Work to complete:
Leaving out all pictures, copy exactly the lines from the one containing "Write the matplotlib code for this chart." down to the one containing "rank = np.arange(1, 26)", both of them included.

Material for the task:
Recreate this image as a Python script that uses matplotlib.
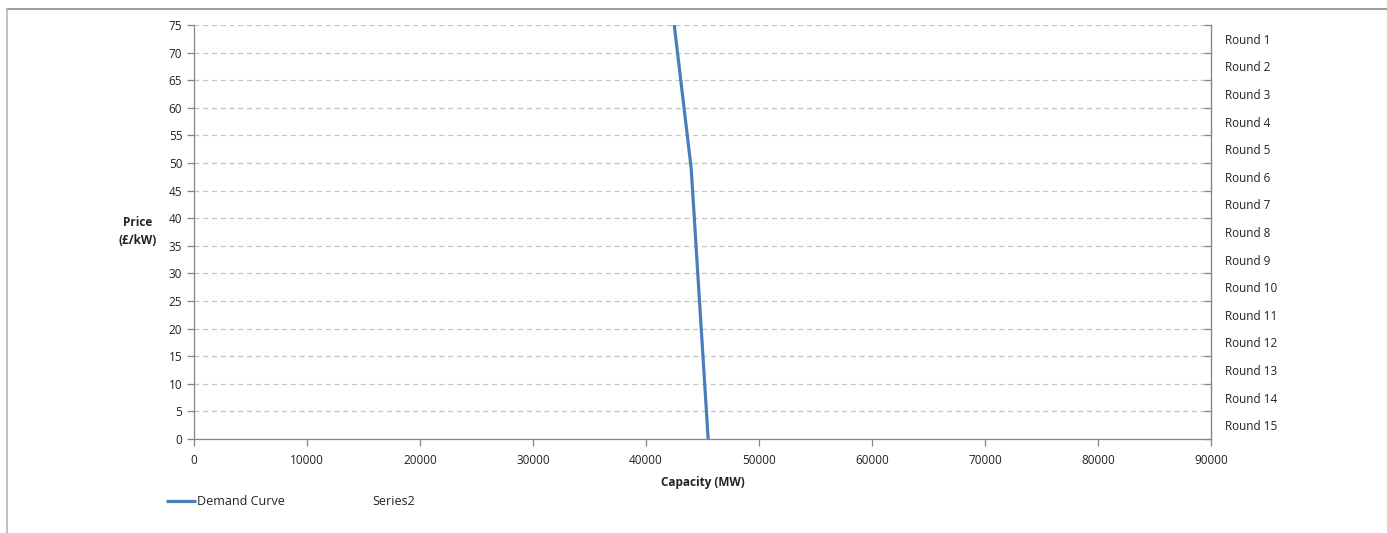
import matplotlib
matplotlib.use("Agg")
import matplotlib.pyplot as plt
from matplotlib.lines import Line2D

plt.rcParams['font.family'] = ['Open Sans', 'DejaVu Sans']

# demand curve
capacity = [42500, 44000, 45500]
price = [75, 49, 0]
rounds = ["Round %d" % i for i in range(1, 16)]
price_ticks = list(range(0, 80, 5))
cap_ticks = list(range(0, 100000, 10000))

axis_grey = '#868686'
txt = '#222222'

fig = plt.figure(figsize=(13.87, 5.33), dpi=100)
ax = fig.add_axes([194 / 1387, 1 - 439 / 533, 1017 / 1387, 414 / 533])

line, = ax.plot(capacity, price, color='#4a7ebb', lw=2.3, solid_capstyle='butt',
                label='Demand Curve')
series2 = Line2D([], [], color='none', label='Series2')

ax.set_xlim(0, 90000)
ax.set_ylim(0, 75)
ax.set_xticks(cap_ticks)
ax.set_yticks(price_ticks)
ax.yaxis.grid(True, ls=(0, (4, 3)), color='#c4c4c4', lw=0.9)
ax.set_axisbelow(True)
ax.tick_params(axis='both', colors=axis_grey, labelcolor=txt, labelsize=8.5,
               length=5, width=0.9, direction='out')
ax.tick_params(axis='x', pad=6)
for s in ['left', 'bottom', 'right']:
    ax.spines[s].set_color(axis_grey)
    ax.spines[s].set_linewidth(0.9)
ax.spines['top'].set_visible(False)

ax.set_xlabel('Capacity (MW)', fontsize=8.5, fontweight='bold', color=txt, labelpad=6)
ax.set_ylabel('Price\n(£/kW)', fontsize=8.5, fontweight='bold', color=txt,
              rotation=0, ha='center', va='center', labelpad=22, linespacing=1.5)

# right side: round labels sit between the price ticks
ax2 = ax.twinx()
ax2.set_ylim(0, 75)
ax2.set_yticks(price_ticks)
ax2.set_yticklabels([])
ax2.set_yticks([p + 2.5 for p in price_ticks[:-1]], minor=True)
ax2.set_yticklabels(rounds[::-1], minor=True)
ax2.tick_params(axis='y', which='major', colors=axis_grey, length=5, width=0.9, direction='in')
ax2.tick_params(axis='y', which='minor', length=0, pad=10, labelsize=8.5, labelcolor=txt)
for s in ['left', 'bottom', 'top']:
    ax2.spines[s].set_visible(False)
ax2.spines['right'].set_color(axis_grey)

ax.legend(handles=[line, series2], ncol=2, loc='upper left', frameon=False,
          bbox_to_anchor=(-0.039, -0.108), fontsize=9, handlelength=2.4,
          handletextpad=0.15, columnspacing=4.4, labelcolor=txt)

# outer chart frame (top and left edges visible)
fig.add_artist(Line2D([0.005, 1.0], [1 - 9 / 533, 1 - 9 / 533], color='#8c8c8c', lw=1.2))
fig.add_artist(Line2D([7 / 1387, 7 / 1387], [0, 1 - 9 / 533], color='#b4b4b4', lw=1.2))

fig.savefig('out.png', dpi=100)
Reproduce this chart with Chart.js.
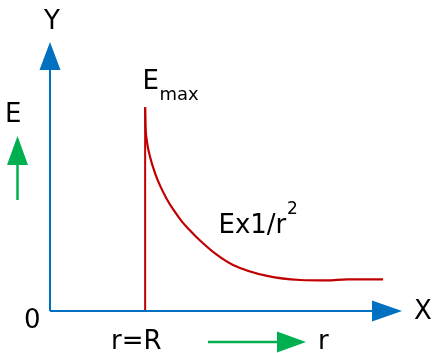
<!DOCTYPE html>
<html>
<head>
<meta charset="utf-8">
<script src="https://cdn.jsdelivr.net/npm/chart.js@4"></script>
<style>
  html, body { margin: 0; padding: 0; background: #ffffff; }
  #wrap { width: 434px; height: 353px; position: relative; }
</style>
</head>
<body>
<div id="wrap"><canvas id="c"></canvas></div>
<script>
// r in units of R, E in units of Emax
const rValues = [1.0, 1.004, 1.017, 1.052, 1.104, 1.157, 1.227, 1.297, 1.385, 1.472, 1.577, 1.756, 1.924, 2.282, 2.629, 2.913, 3.123, 3.501];
const eValues = [1.0, 0.913, 0.839, 0.756, 0.677, 0.615, 0.550, 0.497, 0.440, 0.395, 0.346, 0.275, 0.226, 0.172, 0.152, 0.150, 0.155, 0.155];
const surfaceR = [1.0, 1.0];
const surfaceE = [0, 1.0];
const labels = { y: 'Y', x: 'X', origin: '0', e: 'E', r: 'r', rR: 'r=R', emax: 'E', emaxSub: 'max', law: 'Ex1/r', lawSup: '2' };

const BLUE = '#0070C0', RED = '#C00000', GREEN = '#00B050';
const FONT = '"DejaVu Sans", Verdana, sans-serif';

const decor = {
  id: 'decor',
  afterDatasetsDraw(chart) {
    const ctx = chart.ctx;
    const xs = chart.scales.x, ys = chart.scales.y;
    const ox = xs.getPixelForValue(0), oy = ys.getPixelForValue(0);
    const xEnd = xs.right, yEnd = ys.top;
    ctx.save();
    // axes
    ctx.strokeStyle = BLUE; ctx.fillStyle = BLUE; ctx.lineWidth = 2;
    ctx.beginPath(); ctx.moveTo(ox, oy); ctx.lineTo(xEnd - 28, oy); ctx.stroke();
    ctx.beginPath(); ctx.moveTo(xEnd, oy); ctx.lineTo(xEnd - 30, oy - 10.5); ctx.lineTo(xEnd - 30, oy + 10.5); ctx.closePath(); ctx.fill();
    ctx.beginPath(); ctx.moveTo(ox, oy); ctx.lineTo(ox, yEnd + 26); ctx.stroke();
    ctx.beginPath(); ctx.moveTo(ox, yEnd); ctx.lineTo(ox - 10.5, yEnd + 28); ctx.lineTo(ox + 10.5, yEnd + 28); ctx.closePath(); ctx.fill();
    // green arrows
    ctx.strokeStyle = GREEN; ctx.fillStyle = GREEN; ctx.lineWidth = 2.5;
    ctx.beginPath(); ctx.moveTo(17.5, 200); ctx.lineTo(17.5, 163); ctx.stroke();
    ctx.beginPath(); ctx.moveTo(17.5, 136); ctx.lineTo(7, 165); ctx.lineTo(28, 165); ctx.closePath(); ctx.fill();
    ctx.beginPath(); ctx.moveTo(208, 342); ctx.lineTo(279, 342); ctx.stroke();
    ctx.beginPath(); ctx.moveTo(306, 342); ctx.lineTo(277, 331.5); ctx.lineTo(277, 352.5); ctx.closePath(); ctx.fill();
    // texts
    ctx.fillStyle = '#000000';
    ctx.textBaseline = 'alphabetic';
    ctx.textAlign = 'left';
    ctx.font = '26px ' + FONT;
    ctx.fillText(labels.y, 44, 29);
    ctx.fillText(labels.e, 5, 122);
    ctx.fillText(labels.origin, 24, 328);
    ctx.fillText(labels.x, 414, 319);
    ctx.fillText(labels.rR, 111, 349);
    ctx.fillText(labels.r, 318, 349);
    ctx.fillText(labels.emax, 142.5, 89);
    ctx.fillText(labels.law, 218.5, 233);
    ctx.font = '18px ' + FONT;
    ctx.fillText(labels.emaxSub, 159.5, 100);
    ctx.font = '17px ' + FONT;
    ctx.fillText(labels.lawSup, 287, 214);
    ctx.restore();
  }
};

new Chart(document.getElementById('c'), {
  type: 'scatter',
  data: {
    datasets: [
      {
        data: surfaceR.map((r, i) => ({ x: r, y: surfaceE[i] })),
        showLine: true, borderColor: RED, borderWidth: 2, pointRadius: 0, tension: 0
      },
      {
        data: rValues.map((r, i) => ({ x: r, y: eValues[i] })),
        showLine: true, borderColor: RED, borderWidth: 2.2, pointRadius: 0,
        cubicInterpolationMode: 'monotone'
      }
    ]
  },
  options: {
    responsive: true,
    maintainAspectRatio: false,
    animation: false,
    layout: { padding: { left: 50, right: 32, top: 42, bottom: 42 } },
    plugins: { legend: { display: false }, tooltip: { enabled: false } },
    scales: {
      x: { type: 'linear', min: 0, max: 3.7, display: false },
      y: { type: 'linear', min: 0, max: 1.32, display: false }
    }
  },
  plugins: [decor]
});
</script>
</body>
</html>
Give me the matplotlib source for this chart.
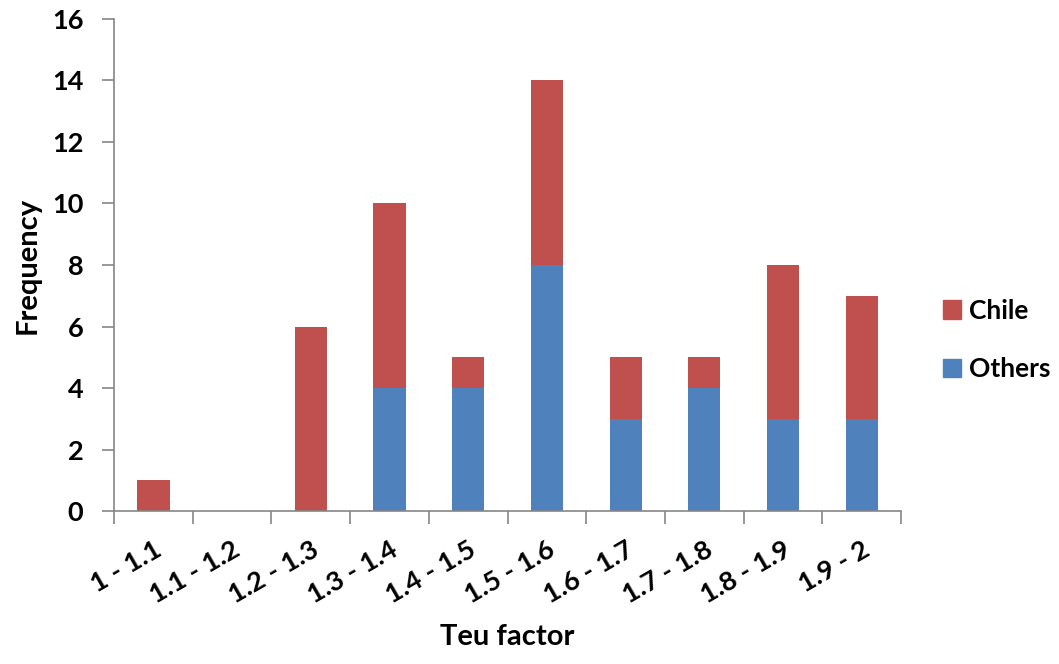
import numpy as np
import matplotlib.pyplot as plt
from matplotlib.patches import Patch

# Frequency of Teu factor per range
ranges = ["1 - 1.1", "1.1 - 1.2", "1.2 - 1.3", "1.3 - 1.4", "1.4 - 1.5",
          "1.5 - 1.6", "1.6 - 1.7", "1.7 - 1.8", "1.8 - 1.9", "1.9 - 2"]
others = [0, 0, 0, 4, 4, 8, 3, 4, 3, 3]
chile = [1, 0, 6, 6, 1, 6, 2, 1, 5, 4]

red = "#C0504D"
blue = "#4F81BD"
axis_grey = "#868686"

plt.rcParams['font.family'] = ['Lato', 'DejaVu Sans']
plt.rcParams['font.weight'] = 'bold'

fig = plt.figure(figsize=(10.59, 6.64), dpi=100)
ax = fig.add_axes([0.1077, 0.2304, 0.7432, 0.741])

x = np.arange(len(ranges))
ax.bar(x, others, width=0.41, color=blue)
ax.bar(x, chile, width=0.41, bottom=others, color=red)

ax.set_xlim(-0.5, len(ranges) - 0.5)
ax.set_ylim(0, 16)
ax.set_yticks(range(0, 17, 2))
ax.set_xticks(x)
ax.set_xticklabels(ranges, rotation=30, ha='right', rotation_mode='anchor', fontsize=19.5)
ax.tick_params(axis='x', length=0, pad=19)
# boundary ticks between categories
ax.set_xticks(np.arange(-0.5, len(ranges)), minor=True)
ax.tick_params(axis='x', which='minor', length=9, color=axis_grey, width=1.2)
ax.tick_params(axis='y', length=9, color=axis_grey, width=1.2, labelsize=19.5, pad=13)

for side in ['top', 'right']:
    ax.spines[side].set_visible(False)
for side in ['left', 'bottom']:
    ax.spines[side].set_color(axis_grey)
    ax.spines[side].set_linewidth(1.2)

ax.set_ylabel("Frequency", fontsize=21, fontweight='bold', labelpad=8)
ax.set_xlabel("Teu factor", fontsize=21, fontweight='bold', labelpad=12)

handles = [Patch(color=red, label="Chile"), Patch(color=blue, label="Others")]
fig.legend(handles=handles, loc='center left', bbox_to_anchor=(0.868, 0.488),
           frameon=False, fontsize=19, handlelength=0.7, handleheight=0.7,
           handletextpad=0.3, labelspacing=1.3)

fig.savefig("out.png", dpi=100)
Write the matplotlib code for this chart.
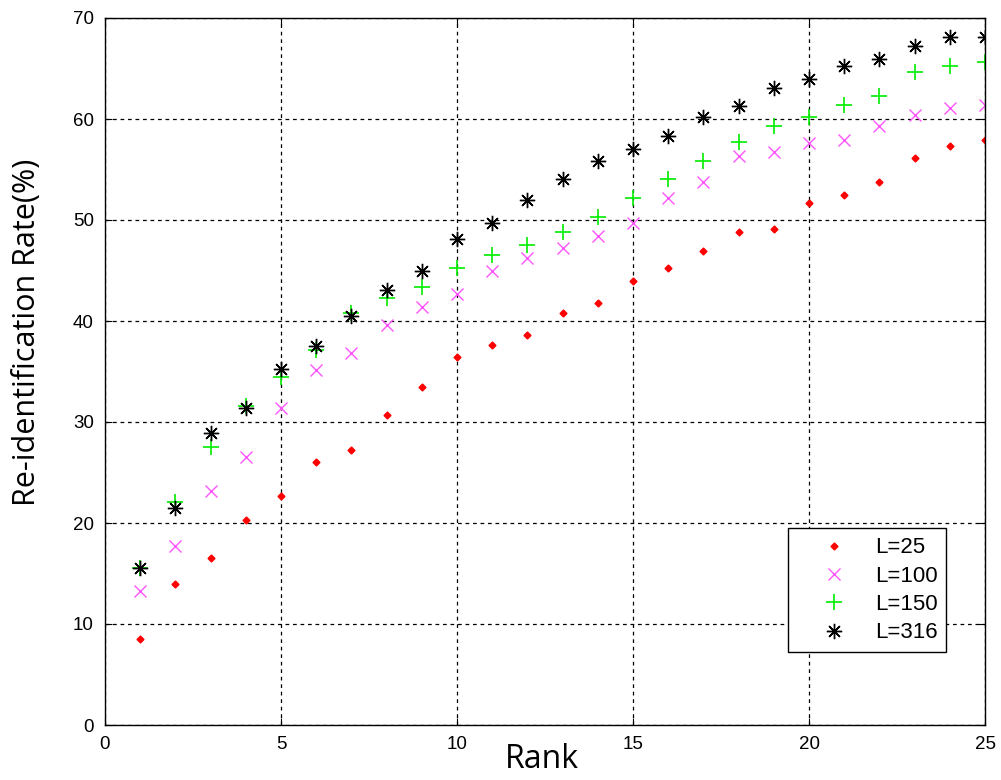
import matplotlib
matplotlib.use("Agg")
import matplotlib.pyplot as plt
import numpy as np

plt.rcParams["font.family"] = ["Liberation Sans", "DejaVu Sans"]

rank = np.arange(1, 26)

rate_l25 = [8.5, 14.0, 16.5, 20.3, 22.7, 26.0, 27.2, 30.7, 33.5, 36.4,
            37.6, 38.6, 40.8, 41.8, 44.0, 45.2, 46.9, 48.8, 49.1, 51.7,
            52.5, 53.8, 56.1, 57.3, 57.9]
rate_l100 = [13.3, 17.7, 23.2, 26.5, 31.4, 35.1, 36.8, 39.6, 41.4, 42.7,
             45.0, 46.2, 47.2, 48.4, 49.7, 52.2, 53.8, 56.3, 56.7, 57.6,
             57.9, 59.3, 60.4, 61.1, 61.4]
rate_l150 = [15.5, 22.1, 27.5, 31.6, 34.5, 37.1, 40.8, 42.3, 43.4, 45.2,
             46.5, 47.5, 48.8, 50.3, 52.2, 54.1, 55.8, 57.7, 59.3, 60.2,
             61.4, 62.3, 64.7, 65.2, 65.6]
rate_l316 = [15.5, 21.5, 28.9, 31.4, 35.2, 37.5, 40.5, 43.1, 45.0, 48.1,
             49.7, 52.0, 54.1, 55.8, 57.0, 58.3, 60.2, 61.3, 63.1, 64.0,
             65.2, 65.9, 67.2, 68.1, 68.1]

fig = plt.figure(figsize=(10.01, 7.80), dpi=100)
ax = fig.add_axes([105 / 1001, 55 / 780, 880 / 1001, 707 / 780])

ax.plot(rank, rate_l25, linestyle="none", marker="D", markersize=3.5,
        color="#ff0000", label="L=25")
ax.plot(rank, rate_l100, linestyle="none", marker="x", markersize=9,
        markeredgewidth=1.0, color="#ff55ff", label="L=100")
ax.plot(rank, rate_l150, linestyle="none", marker="+", markersize=12,
        markeredgewidth=1.2, color="#00ee00", label="L=150")
ax.plot(rank, rate_l316, linestyle="none", marker=(8, 2, 0), markersize=11,
        markeredgewidth=1.0, color="black", label="L=316")

ax.set_xlim(0, 25)
ax.set_ylim(0, 70)
ax.set_xticks(range(0, 26, 5))
ax.set_yticks(range(0, 71, 10))
ax.tick_params(direction="in", top=True, right=True, labelsize=13.5,
               length=5, pad=8)
ax.grid(True, color="black", linestyle=(0, (3, 3)), linewidth=0.9)
for s in ax.spines.values():
    s.set_linewidth(1.0)

label_font = ["Open Sans", "Liberation Sans", "DejaVu Sans"]
ax.set_xlabel("Rank", fontsize=23, family=label_font)
ax.set_ylabel("Re-identification Rate(%)", fontsize=22, family=label_font)
ax.xaxis.set_label_coords(0.497, -0.026)
ax.yaxis.set_label_coords(-0.072, 0.555)

leg = ax.legend(loc="lower right", bbox_to_anchor=(0.956, 0.103),
                fontsize=16, fancybox=False, framealpha=1,
                edgecolor="black", handlelength=3.3, handletextpad=0.2,
                labelspacing=0.33, borderpad=0.4, borderaxespad=0)
leg.get_frame().set_linewidth(1.0)

fig.savefig("out.png", dpi=100)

Worked answer:
Write the matplotlib code for this chart.
import matplotlib
matplotlib.use("Agg")
import matplotlib.pyplot as plt
import numpy as np

plt.rcParams["font.family"] = ["Liberation Sans", "DejaVu Sans"]

rank = np.arange(1, 26)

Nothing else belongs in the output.